En transformant l’usage d’un objet, en métamorphosant l’outil en symbole, le théâtre d’objets postule toujours un autre monde. Un monde identique mais riche de significations nouvelles. Or, contrairement au théâtre et au cinéma, il ne crée pas un monde factice, fait de toc ; il s’ingénie à révéler de ce monde-ci le double. Un monde parallèle, que nous avons toujours eu sous les yeux sans savoir le reconnaître. Un monde que nous sommes invités à percevoir différemment.
Cette fonction révélatrice du théâtre d’objets, rien ne l’illustre mieux que le miroir, qui, littéralement, dédouble le monde.
En offrant au spectateur immobile un point de vue supplémentaire, en lui reflétant la face cachée des choses, en juxtaposant l’avers et le revers de l’univers, il consacre la multiplicité du réel et fait éclater l’idée d’une vérité unique.
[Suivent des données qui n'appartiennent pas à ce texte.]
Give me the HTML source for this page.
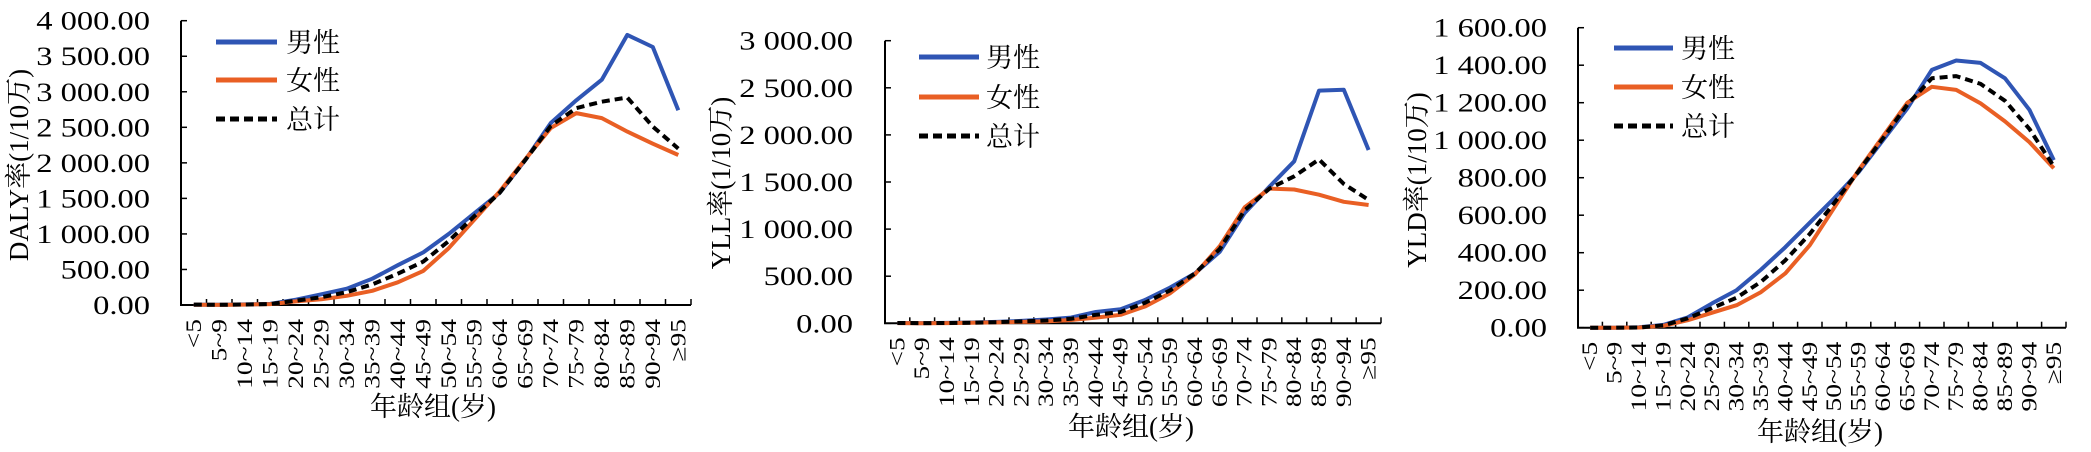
<!DOCTYPE html>
<html><head><meta charset="utf-8">
<style>
html,body{margin:0;padding:0;background:#fff;}
svg{display:block;}
text{font-family:"Liberation Serif","Noto Serif CJK SC",serif;fill:#000;}
</style></head>
<body>
<svg id="svg" width="2091" height="452" viewBox="0 0 2091 452" xmlns="http://www.w3.org/2000/svg"></svg>
<script>
const categories = ["<5","5~9","10~14","15~19","20~24","25~29","30~34","35~39","40~44","45~49","50~54","55~59","60~64","65~69","70~74","75~79","80~84","85~89","90~94","≥95"];
const dalyMale   = [5,3,8,15,75,150,230,370,560,740,1000,1290,1580,2040,2560,2880,3170,3800,3630,2740];
const dalyFemale = [4,2,6,12,50,80,130,200,320,480,800,1200,1600,2050,2490,2700,2630,2440,2270,2110];
const dalyTotal  = [5,3,7,14,60,110,180,290,440,610,900,1250,1580,2040,2520,2770,2860,2920,2510,2200];
const yllMale    = [3,2,4,8,15,25,40,60,120,150,250,380,530,760,1170,1450,1720,2470,2480,1840];
const yllFemale  = [2,1,2,5,10,15,20,35,60,90,180,320,520,820,1230,1430,1420,1365,1290,1256];
const yllTotal   = [3,2,3,6,12,20,30,48,90,120,220,350,530,790,1200,1430,1560,1740,1480,1310];
const yldMale    = [0,0,2,15,55,130,200,310,430,560,690,830,1000,1170,1375,1425,1412,1330,1162,894];
const yldFemale  = [0,0,1,10,40,80,120,190,290,440,640,840,1020,1200,1285,1268,1196,1100,990,850];
const yldTotal   = [0,0,1,12,50,105,160,245,360,500,665,835,1010,1190,1330,1342,1300,1210,1060,860];
const dalyTicks = ["0.00","500.00","1 000.00","1 500.00","2 000.00","2 500.00","3 000.00","3 500.00","4 000.00"];
const yllTicks  = ["0.00","500.00","1 000.00","1 500.00","2 000.00","2 500.00","3 000.00"];
const yldTicks  = ["0.00","200.00","400.00","600.00","800.00","1 000.00","1 200.00","1 400.00","1 600.00"];
const legendLabels = ["男性","女性","总计"];

const NS="http://www.w3.org/2000/svg";
const svg=document.getElementById('svg');
function mk(tag,attrs,parent){const e=document.createElementNS(NS,tag);for(const k in attrs)e.setAttribute(k,attrs[k]);(parent||svg).appendChild(e);return e;}

function chart(cfg){
  const g=mk('g',{});
  
  
  const n=categories.length;
  const cw=(cfg.x1-cfg.x0)/n;
  const xs=i=>cfg.x0+cw*(i+0.5);
  const ys=v=>cfg.yBase-(v/cfg.yMax)*(cfg.yBase-cfg.yTop);
  const ya=mk('line',{x1:cfg.x0,y1:cfg.yTop,x2:cfg.x0,y2:cfg.yBase,stroke:'#000','stroke-width':2},g);
  
  
  const xa=mk('line',{x1:cfg.x0-1,y1:cfg.yBase,x2:cfg.x1,y2:cfg.yBase,stroke:'#000','stroke-width':2},g);
  
  
  cfg.ticks.forEach((t,i)=>{
    const v=cfg.yMax*i/(cfg.ticks.length-1);
    const y=ys(v);
    mk('line',{x1:cfg.x0,y1:y,x2:cfg.x0+6,y2:y,stroke:'#000','stroke-width':1.5},g);
    const tx=mk('text',{x:0,y:0,'text-anchor':'end','font-size':26,transform:`translate(${cfg.labelRight},${y+9}) scale(1.25,1)`},g);
    tx.textContent=t;
    
    
  });
  for(let i=0;i<=n;i++){
    const x=cfg.x0+cw*i;
    mk('line',{x1:x,y1:cfg.yBase,x2:x,y2:cfg.yBase-6,stroke:'#000','stroke-width':1.5},g);
  }
  categories.forEach((c,i)=>{
    const x=xs(i)+7;
    const tx=mk('text',{x:0,y:0,'text-anchor':'end','font-size':22,transform:`translate(${x},${cfg.yBase+14}) rotate(-90) scale(1.25,1)`},g);
    tx.textContent=c;
    
    
  });
  const yt=mk('text',{x:0,y:0,'text-anchor':'middle','font-size':27,transform:`translate(${cfg.yTitleX},${cfg.yTitleY}) rotate(-90)`},g);
  yt.textContent=cfg.yTitle;
  
  
  const xt=mk('text',{x:cfg.xTitleX,y:cfg.xTitleY,'text-anchor':'middle','font-size':27},g);
  xt.textContent="年龄组(岁)";
  
  
  const series=[
    {d:cfg.male,c:'#2f55b4',dash:null,n:'male-line'},
    {d:cfg.female,c:'#e95f24',dash:null,n:'female-line'},
    {d:cfg.total,c:'#000',dash:'8 5',n:'total-line'}];
  series.forEach(s=>{
    const pts=s.d.map((v,i)=>xs(i).toFixed(1)+','+ys(v).toFixed(1)).join(' ');
    const a={points:pts,fill:'none',stroke:s.c,'stroke-width':4,'stroke-linejoin':'round'};
    if(s.dash)a['stroke-dasharray']=s.dash;
    const p=mk('polyline',a,g);
    
    
  });
  const cols=['#2f55b4','#e95f24','#000'];
  legendLabels.forEach((l,i)=>{
    const y=cfg.legY[i];
    const a={x1:cfg.legX0,y1:y,x2:cfg.legX1,y2:y,stroke:cols[i],'stroke-width':5};
    if(i===2)a['stroke-dasharray']='9 5';
    const ln=mk('line',a,g);
    
    
    const t=mk('text',{x:cfg.legText,y:y+10,'font-size':27},g);
    t.textContent=l;
    
    
  });
}

chart({name:'daly-chart',x0:181,x1:691,yTop:20.7,yBase:305,yMax:4000,ticks:dalyTicks,labelRight:150,
  yTitle:'DALY率(1/10万)',yTitleX:28,yTitleY:165,xTitleX:433,xTitleY:416,
  male:dalyMale,female:dalyFemale,total:dalyTotal,legX0:216,legX1:277,legY:[42,80,119],legText:286});
chart({name:'yll-chart',x0:885,x1:1381,yTop:40.7,yBase:323.3,yMax:3000,ticks:yllTicks,labelRight:853,
  yTitle:'YLL率(1/10万)',yTitleX:730,yTitleY:183,xTitleX:1131,xTitleY:436,
  male:yllMale,female:yllFemale,total:yllTotal,legX0:919,legX1:979,legY:[57,97,136],legText:986});
chart({name:'yld-chart',x0:1578,x1:2066,yTop:27.7,yBase:327.7,yMax:1600,ticks:yldTicks,labelRight:1547,
  yTitle:'YLD率(1/10万)',yTitleX:1426,yTitleY:180,xTitleX:1820,xTitleY:441,
  male:yldMale,female:yldFemale,total:yldTotal,legX0:1614,legX1:1673,legY:[48,87,126],legText:1681});
</script>
</body></html>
Peut-être arrive-t-il même à nous faire douter de notre identité.
Cet incontournable du théâtre d’objets — j’emploie l’adjectif à dessein — semble vouloir disparaître sur scène au profit de ce qu’il reflète. Or il ne peut pas être évité. Notre regard s’y élance et s’y perd invariablement, à la recherche de cet autre monde, plus riche de sens, qui promet mieux, qui contient tout (et nous contient, nous).
Si ce monde est multiple, alors chacun de nous l’est aussi.
Perspective excitante et inquiétante à la fois.
« L’univers visible est une illusion ou un sophisme. Les miroirs et la paternité sont abominables parce qu’ils le multiplient et le divulguent ».
Citation attribuée à un hérésiarque d’Uqbar, pays d’Asie Mineure situé sur Orbis tertius (un monde parallèle évoqué par Jorge Luis Borges dans son recueil de nouvelles Fictions).